(Data extracted from a collection)
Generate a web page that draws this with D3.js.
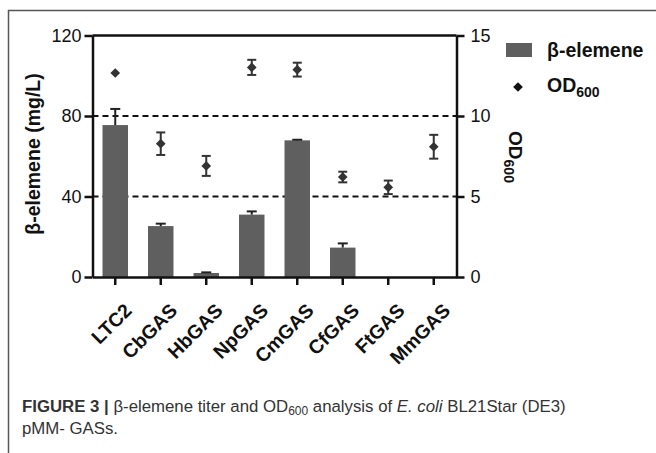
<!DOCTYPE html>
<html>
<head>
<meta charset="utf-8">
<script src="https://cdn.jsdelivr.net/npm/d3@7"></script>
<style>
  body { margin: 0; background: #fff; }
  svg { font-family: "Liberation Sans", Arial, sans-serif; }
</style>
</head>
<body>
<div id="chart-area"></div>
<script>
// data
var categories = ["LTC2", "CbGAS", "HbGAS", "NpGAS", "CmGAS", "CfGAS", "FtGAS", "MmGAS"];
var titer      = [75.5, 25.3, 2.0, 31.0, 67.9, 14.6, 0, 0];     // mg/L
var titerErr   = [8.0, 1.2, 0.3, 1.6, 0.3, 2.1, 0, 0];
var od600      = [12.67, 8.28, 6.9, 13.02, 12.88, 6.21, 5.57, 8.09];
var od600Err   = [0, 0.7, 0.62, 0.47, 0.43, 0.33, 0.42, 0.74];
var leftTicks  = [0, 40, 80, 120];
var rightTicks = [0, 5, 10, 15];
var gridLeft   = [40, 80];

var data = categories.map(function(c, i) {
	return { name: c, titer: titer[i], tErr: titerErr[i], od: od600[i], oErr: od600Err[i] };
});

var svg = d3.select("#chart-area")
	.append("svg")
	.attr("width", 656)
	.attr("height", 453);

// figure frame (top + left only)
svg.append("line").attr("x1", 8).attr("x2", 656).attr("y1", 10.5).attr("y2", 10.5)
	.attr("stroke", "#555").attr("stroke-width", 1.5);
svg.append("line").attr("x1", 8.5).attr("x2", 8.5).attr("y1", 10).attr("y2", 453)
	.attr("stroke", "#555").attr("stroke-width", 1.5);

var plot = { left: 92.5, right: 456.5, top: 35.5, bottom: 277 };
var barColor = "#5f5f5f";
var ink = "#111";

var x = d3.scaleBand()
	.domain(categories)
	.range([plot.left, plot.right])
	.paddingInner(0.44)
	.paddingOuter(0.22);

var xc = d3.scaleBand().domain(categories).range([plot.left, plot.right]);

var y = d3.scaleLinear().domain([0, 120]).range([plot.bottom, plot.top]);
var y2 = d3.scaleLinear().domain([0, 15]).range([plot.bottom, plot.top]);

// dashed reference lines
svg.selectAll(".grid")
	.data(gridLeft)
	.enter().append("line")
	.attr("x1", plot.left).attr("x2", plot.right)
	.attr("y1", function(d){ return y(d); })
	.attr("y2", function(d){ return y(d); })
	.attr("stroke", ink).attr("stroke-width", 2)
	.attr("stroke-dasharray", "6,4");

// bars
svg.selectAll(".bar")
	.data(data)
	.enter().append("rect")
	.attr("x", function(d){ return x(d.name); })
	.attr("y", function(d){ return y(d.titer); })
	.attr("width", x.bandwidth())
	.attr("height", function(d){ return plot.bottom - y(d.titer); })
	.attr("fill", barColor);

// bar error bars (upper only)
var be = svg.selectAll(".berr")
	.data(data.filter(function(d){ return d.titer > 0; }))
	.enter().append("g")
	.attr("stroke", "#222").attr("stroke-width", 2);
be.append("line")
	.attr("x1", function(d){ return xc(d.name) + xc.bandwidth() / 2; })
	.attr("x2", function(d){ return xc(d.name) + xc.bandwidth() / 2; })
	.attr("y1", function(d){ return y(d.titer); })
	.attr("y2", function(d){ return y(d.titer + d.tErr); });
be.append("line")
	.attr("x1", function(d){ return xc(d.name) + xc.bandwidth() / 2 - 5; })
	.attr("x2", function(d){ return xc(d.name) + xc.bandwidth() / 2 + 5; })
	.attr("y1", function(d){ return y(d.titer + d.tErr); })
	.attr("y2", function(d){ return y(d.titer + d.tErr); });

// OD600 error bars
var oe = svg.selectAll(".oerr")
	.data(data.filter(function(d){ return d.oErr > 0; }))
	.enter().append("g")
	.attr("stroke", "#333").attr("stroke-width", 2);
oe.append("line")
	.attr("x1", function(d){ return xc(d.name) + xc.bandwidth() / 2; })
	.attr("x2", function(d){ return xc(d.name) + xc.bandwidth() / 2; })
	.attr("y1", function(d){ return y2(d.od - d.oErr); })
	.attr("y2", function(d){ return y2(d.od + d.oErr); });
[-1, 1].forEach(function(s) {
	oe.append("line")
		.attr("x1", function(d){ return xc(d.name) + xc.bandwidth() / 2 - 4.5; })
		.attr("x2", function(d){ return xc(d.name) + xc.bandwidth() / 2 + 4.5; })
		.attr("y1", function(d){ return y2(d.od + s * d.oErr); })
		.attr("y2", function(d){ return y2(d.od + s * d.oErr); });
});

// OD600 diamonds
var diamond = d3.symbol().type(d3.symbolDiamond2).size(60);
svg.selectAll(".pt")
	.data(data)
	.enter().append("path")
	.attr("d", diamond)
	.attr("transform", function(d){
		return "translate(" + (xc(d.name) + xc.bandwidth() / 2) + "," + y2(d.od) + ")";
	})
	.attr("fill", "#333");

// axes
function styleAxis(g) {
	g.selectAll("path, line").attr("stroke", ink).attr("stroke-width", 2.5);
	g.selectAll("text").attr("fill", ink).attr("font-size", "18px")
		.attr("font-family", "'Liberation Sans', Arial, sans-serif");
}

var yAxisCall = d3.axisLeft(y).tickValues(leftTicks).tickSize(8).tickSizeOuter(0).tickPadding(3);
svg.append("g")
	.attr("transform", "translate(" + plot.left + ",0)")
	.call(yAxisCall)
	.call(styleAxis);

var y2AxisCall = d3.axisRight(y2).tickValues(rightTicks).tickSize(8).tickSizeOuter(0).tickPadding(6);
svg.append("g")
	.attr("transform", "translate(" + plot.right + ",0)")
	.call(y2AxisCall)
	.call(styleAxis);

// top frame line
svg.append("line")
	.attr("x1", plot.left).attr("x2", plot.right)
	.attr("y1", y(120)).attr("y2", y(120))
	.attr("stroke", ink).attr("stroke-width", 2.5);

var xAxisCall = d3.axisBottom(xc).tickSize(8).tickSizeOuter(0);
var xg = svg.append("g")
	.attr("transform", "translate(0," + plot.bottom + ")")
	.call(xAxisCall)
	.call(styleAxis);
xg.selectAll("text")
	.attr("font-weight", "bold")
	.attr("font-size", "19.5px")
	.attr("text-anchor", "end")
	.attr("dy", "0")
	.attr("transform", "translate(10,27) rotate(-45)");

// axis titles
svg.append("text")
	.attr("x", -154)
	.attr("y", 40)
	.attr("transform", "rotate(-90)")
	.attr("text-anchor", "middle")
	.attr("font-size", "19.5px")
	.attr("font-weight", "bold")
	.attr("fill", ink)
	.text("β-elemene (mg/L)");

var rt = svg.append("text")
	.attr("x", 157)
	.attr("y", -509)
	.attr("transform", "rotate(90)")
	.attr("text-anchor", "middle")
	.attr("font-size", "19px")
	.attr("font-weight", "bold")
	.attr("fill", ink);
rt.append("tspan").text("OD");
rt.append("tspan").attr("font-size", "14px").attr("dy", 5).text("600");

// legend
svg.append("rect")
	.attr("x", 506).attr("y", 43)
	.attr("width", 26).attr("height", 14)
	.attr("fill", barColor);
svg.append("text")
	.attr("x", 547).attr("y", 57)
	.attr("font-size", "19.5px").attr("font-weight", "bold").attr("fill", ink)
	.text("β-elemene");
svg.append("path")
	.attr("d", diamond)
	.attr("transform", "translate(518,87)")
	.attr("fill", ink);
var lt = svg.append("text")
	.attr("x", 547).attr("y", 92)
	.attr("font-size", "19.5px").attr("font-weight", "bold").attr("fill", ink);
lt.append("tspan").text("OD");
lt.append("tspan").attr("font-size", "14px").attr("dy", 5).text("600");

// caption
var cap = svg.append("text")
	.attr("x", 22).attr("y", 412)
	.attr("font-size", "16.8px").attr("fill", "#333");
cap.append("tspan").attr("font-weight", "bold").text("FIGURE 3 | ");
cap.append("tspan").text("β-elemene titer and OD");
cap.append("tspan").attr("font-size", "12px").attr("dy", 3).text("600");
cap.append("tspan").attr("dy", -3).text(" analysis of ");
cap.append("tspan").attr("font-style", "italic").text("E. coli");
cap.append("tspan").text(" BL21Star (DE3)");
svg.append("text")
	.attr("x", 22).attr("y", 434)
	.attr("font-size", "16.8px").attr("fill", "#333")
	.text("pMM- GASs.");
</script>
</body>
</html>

---

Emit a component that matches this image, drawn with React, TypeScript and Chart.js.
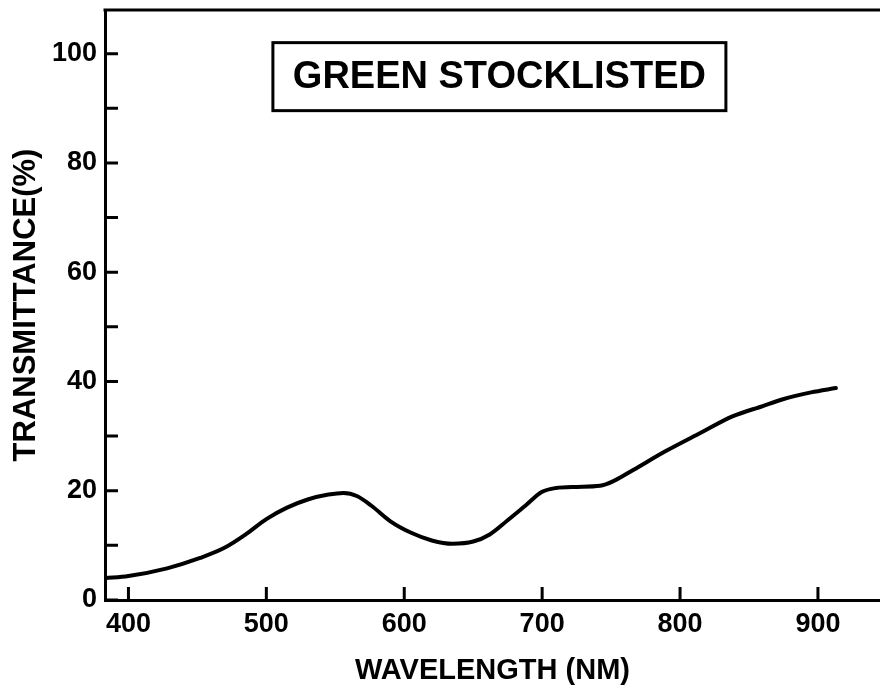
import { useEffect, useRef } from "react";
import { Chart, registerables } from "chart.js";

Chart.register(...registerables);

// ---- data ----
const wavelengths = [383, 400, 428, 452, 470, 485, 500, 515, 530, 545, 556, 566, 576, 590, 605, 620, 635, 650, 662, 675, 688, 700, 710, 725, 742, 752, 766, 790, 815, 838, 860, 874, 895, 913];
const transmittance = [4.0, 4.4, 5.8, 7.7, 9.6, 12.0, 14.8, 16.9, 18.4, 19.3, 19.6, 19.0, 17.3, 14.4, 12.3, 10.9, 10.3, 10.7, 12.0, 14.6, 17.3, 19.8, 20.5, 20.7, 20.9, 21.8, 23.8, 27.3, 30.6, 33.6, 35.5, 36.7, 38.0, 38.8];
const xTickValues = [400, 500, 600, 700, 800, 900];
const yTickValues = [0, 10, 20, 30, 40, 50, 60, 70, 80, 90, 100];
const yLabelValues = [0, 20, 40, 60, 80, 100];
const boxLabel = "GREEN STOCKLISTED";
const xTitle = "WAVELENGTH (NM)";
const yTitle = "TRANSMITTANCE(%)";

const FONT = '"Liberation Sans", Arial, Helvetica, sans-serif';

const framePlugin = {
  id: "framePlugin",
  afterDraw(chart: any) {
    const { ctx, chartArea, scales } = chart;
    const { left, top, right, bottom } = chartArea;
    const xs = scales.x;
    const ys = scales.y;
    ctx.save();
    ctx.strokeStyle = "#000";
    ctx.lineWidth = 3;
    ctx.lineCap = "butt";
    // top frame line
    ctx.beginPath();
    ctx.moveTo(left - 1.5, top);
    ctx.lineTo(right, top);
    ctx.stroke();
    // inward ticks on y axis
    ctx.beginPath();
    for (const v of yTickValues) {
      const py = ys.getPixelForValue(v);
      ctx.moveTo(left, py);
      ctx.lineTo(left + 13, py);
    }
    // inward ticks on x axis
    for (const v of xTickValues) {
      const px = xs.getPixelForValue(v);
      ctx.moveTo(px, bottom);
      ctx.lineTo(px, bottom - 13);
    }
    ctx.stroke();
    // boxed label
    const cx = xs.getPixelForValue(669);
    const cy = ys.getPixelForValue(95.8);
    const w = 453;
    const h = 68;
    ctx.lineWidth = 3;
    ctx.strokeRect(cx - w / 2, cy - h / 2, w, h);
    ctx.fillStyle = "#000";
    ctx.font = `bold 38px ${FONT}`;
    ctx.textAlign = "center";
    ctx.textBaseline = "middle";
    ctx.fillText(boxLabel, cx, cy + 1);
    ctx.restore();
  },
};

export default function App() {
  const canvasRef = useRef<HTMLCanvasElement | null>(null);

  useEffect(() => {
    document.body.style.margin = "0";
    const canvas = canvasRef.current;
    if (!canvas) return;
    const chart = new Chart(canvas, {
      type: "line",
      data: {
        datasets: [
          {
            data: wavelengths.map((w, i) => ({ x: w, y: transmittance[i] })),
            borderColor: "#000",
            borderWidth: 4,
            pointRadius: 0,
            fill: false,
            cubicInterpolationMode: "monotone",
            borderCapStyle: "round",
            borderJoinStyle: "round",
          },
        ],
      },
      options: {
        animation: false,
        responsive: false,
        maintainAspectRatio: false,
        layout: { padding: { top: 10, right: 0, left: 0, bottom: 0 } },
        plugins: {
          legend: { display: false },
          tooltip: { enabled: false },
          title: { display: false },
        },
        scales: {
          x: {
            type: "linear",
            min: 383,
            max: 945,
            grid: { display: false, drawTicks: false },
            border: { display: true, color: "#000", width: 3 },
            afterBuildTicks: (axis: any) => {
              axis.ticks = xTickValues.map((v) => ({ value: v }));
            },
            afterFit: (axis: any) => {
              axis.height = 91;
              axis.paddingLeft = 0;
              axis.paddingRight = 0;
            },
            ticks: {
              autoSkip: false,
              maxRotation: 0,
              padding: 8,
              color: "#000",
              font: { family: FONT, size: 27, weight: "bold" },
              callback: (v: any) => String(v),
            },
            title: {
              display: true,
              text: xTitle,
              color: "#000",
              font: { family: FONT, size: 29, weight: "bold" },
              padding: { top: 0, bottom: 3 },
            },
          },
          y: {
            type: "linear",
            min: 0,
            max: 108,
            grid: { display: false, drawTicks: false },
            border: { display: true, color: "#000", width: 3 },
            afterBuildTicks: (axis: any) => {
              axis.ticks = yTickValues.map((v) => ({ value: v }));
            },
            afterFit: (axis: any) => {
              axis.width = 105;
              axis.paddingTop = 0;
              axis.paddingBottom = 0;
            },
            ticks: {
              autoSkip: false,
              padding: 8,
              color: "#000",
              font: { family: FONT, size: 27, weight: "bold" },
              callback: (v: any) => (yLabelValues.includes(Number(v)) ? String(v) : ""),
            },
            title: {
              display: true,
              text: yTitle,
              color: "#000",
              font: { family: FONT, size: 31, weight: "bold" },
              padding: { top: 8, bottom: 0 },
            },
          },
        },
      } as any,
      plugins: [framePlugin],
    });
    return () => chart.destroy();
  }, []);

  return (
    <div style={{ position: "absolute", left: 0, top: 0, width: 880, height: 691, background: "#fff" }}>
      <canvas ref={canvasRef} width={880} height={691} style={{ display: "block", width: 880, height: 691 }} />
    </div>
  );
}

§ Task description
Would you restate, exactly and with no pictures, the lines of the entries above from the one containing "Emit a component" through the one containing "Chart.register(...registerables);"?

§ Task answer
Emit a component that matches this image, drawn with React, TypeScript and Chart.js.
import { useEffect, useRef } from "react";
import { Chart, registerables } from "chart.js";

Chart.register(...registerables);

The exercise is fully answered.